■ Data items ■
□ □ □

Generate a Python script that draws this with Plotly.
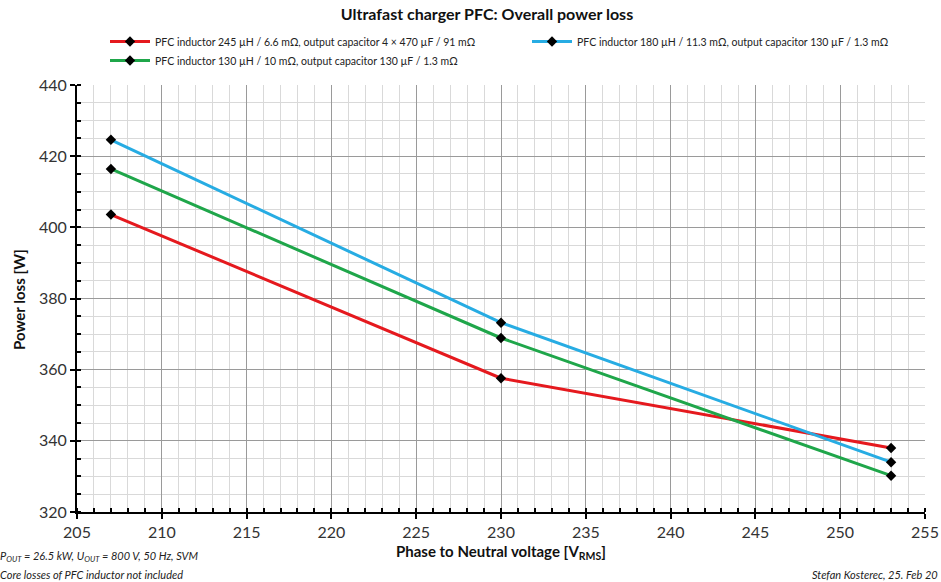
import plotly.graph_objects as go

voltage = [207, 230, 253]
loss_245uH = [403.6, 357.6, 338.0]
loss_180uH = [424.6, 373.2, 334.0]
loss_130uH = [416.4, 368.9, 330.2]

names = [
    "PFC inductor 245 µH / 6.6 mΩ, output capacitor 4 × 470 µF / 91 mΩ",
    "PFC inductor 180 µH / 11.3 mΩ, output capacitor 130 µF / 1.3 mΩ",
    "PFC inductor 130 µH / 10 mΩ, output capacitor 130 µF / 1.3 mΩ",
]
colors = ["#E5191E", "#27ACE3", "#1FA64A"]
legend_ids = ["legend", "legend2", "legend"]
series = [loss_245uH, loss_180uH, loss_130uH]

W, H = 941, 582
L, R, T, B = 77, 16, 85, 70
FONT = "Lato"

fig = go.Figure()
for name, col, ys, lg in zip(names, colors, series, legend_ids):
    fig.add_trace(go.Scatter(
        x=voltage, y=ys, name=name, mode="lines+markers",
        line=dict(color=col, width=3), legend=lg,
        marker=dict(symbol="diamond", size=8, color="black",
                    line=dict(color="black", width=0)),
    ))

legend_common = dict(orientation="v", xref="container", yref="container",
                     xanchor="left", y=1 - 27 / H, yanchor="top",
                     itemwidth=40, tracegroupgap=0, bgcolor="rgba(0,0,0,0)",
                     font=dict(size=10.5, family=FONT, color="#222222"))

fig.update_layout(
    width=W, height=H,
    margin=dict(l=L, r=R, t=T, b=B, autoexpand=False),
    paper_bgcolor="white", plot_bgcolor="white",
    font=dict(family=FONT, color="#222222"),
    title=dict(text="<b>Ultrafast charger PFC: Overall power loss</b>",
               x=487 / W, xref="container", xanchor="center",
               y=1 - 14 / H, yref="container", yanchor="middle",
               font=dict(size=16, color="#111111", family=FONT)),
    legend=dict(x=105 / W, **legend_common),
    legend2=dict(x=527 / W, **legend_common),
    showlegend=True,
)

fig.update_xaxes(
    range=[205, 255], dtick=5, tick0=205,
    showgrid=True, gridcolor="#9a9a9a", gridwidth=1,
    minor=dict(dtick=1, showgrid=True, gridcolor="#d9d9d9", gridwidth=1,
               ticks="inside", ticklen=4, tickcolor="black", tickwidth=2),
    ticks="outside", ticklen=5, tickwidth=2, tickcolor="black",
    showline=True, linecolor="black", linewidth=2, zeroline=False,
    tickfont=dict(size=16, family=FONT, color="#333333"),
    title=dict(text="<b>Phase to Neutral voltage [V<sub>RMS</sub>]</b>",
               font=dict(size=15, family=FONT, color="#111111"), standoff=6),
)
fig.update_yaxes(
    range=[320, 440], dtick=20, tick0=320,
    showgrid=True, gridcolor="#9a9a9a", gridwidth=1,
    minor=dict(dtick=5, showgrid=True, gridcolor="#d9d9d9", gridwidth=1,
               ticks="inside", ticklen=4, tickcolor="black", tickwidth=2),
    ticks="outside", ticklen=5, tickwidth=2, tickcolor="black",
    showline=True, linecolor="black", linewidth=2, zeroline=False,
    tickfont=dict(size=16, family=FONT, color="#333333"),
)

pw = W - L - R
ph = H - T - B
def px_x(p):
    return (p - L) / pw
def px_y(p):
    return (H - B - p) / ph

fig.add_annotation(text="<b>Power loss [W]</b>", textangle=-90,
                   xref="paper", yref="paper", x=px_x(19), y=px_y(300),
                   xanchor="center", yanchor="middle", showarrow=False,
                   font=dict(size=15, family=FONT, color="#111111"))
fig.add_annotation(text="<i>P<sub>OUT</sub> = 26.5 kW, U<sub>OUT</sub> = 800 V, 50 Hz, SVM</i>",
                   xref="paper", yref="paper", x=px_x(-2), y=px_y(556),
                   xanchor="left", yanchor="middle", showarrow=False,
                   font=dict(size=11, family=FONT, color="#222222"))
fig.add_annotation(text="<i>Core losses of PFC inductor not included</i>",
                   xref="paper", yref="paper", x=px_x(-2), y=px_y(574),
                   xanchor="left", yanchor="middle", showarrow=False,
                   font=dict(size=11, family=FONT, color="#222222"))
fig.add_annotation(text="<i>Stefan Kosterec, 25. Feb 20</i>",
                   xref="paper", yref="paper", x=px_x(940), y=px_y(574),
                   xanchor="right", yanchor="middle", showarrow=False,
                   font=dict(size=11, family=FONT, color="#222222"))

fig.write_html("out.html")
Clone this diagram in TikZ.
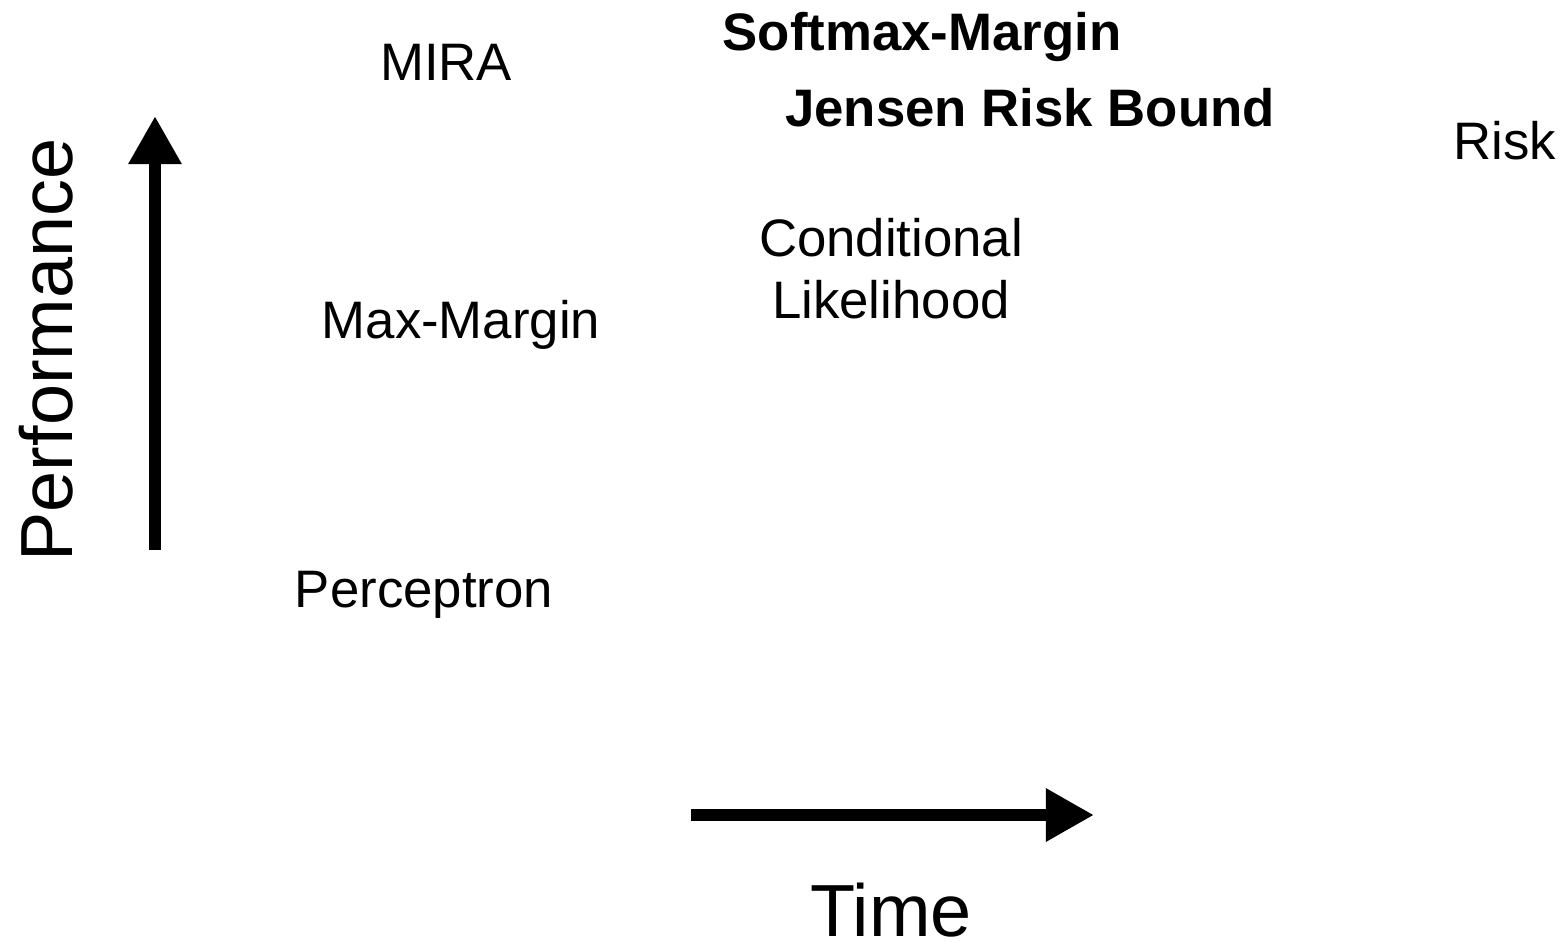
\documentclass[tikz,border=0pt]{standalone}
\usepackage{fontspec}
\setmainfont{Liberation Sans}
\usetikzlibrary{arrows.meta}
\begin{document}
\begin{tikzpicture}[x=0.01cm,y=-0.01cm,
  lbl/.style={anchor=base,inner sep=0pt,font=\fontsize{15}{18}\selectfont},
  blbl/.style={lbl,font=\fontsize{15}{18}\selectfont\bfseries},
  axlbl/.style={anchor=base,inner sep=0pt,font=\fontsize{21}{25}\selectfont},
  axarrow/.style={line width=0.12cm,-{Triangle[length=0.48cm,width=0.5cm]}}]
\useasboundingbox (0,0) rectangle (1566,947);
\node[lbl] (mira) at (446,80) {MIRA};
\node[blbl] (smm) at (922,50) {Softmax-Margin};
\node[blbl] (jrb) at (1030,126) {Jensen Risk Bound};
\node[lbl] (risk) at (1505,159) {Risk};
\node[lbl] (cond) at (891,256) {Conditional};
\node[lbl] (lik) at (891,318) {Likelihood};
\node[lbl] (mm) at (461,338) {Max-Margin};
\node[lbl] (perc) at (424,607) {Perceptron};
\node[axlbl] (time) at (891,936) {Time};
\node[axlbl,rotate=90] (perf) at (72,350) {Performance};
\coordinate (v0) at (155,550);
\coordinate (v1) at (155,116);
\coordinate (h0) at (691,815);
\coordinate (h1) at (1094,815);
\draw[axarrow] (v0) -- (v1);
\draw[axarrow] (h0) -- (h1);
\end{tikzpicture}
\end{document}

□ □ □

■ EXERCISE TASK ■
Using the data above, say how many lines include "this". No other reply is needed.

■ ANSWER TO THE TASK ■
2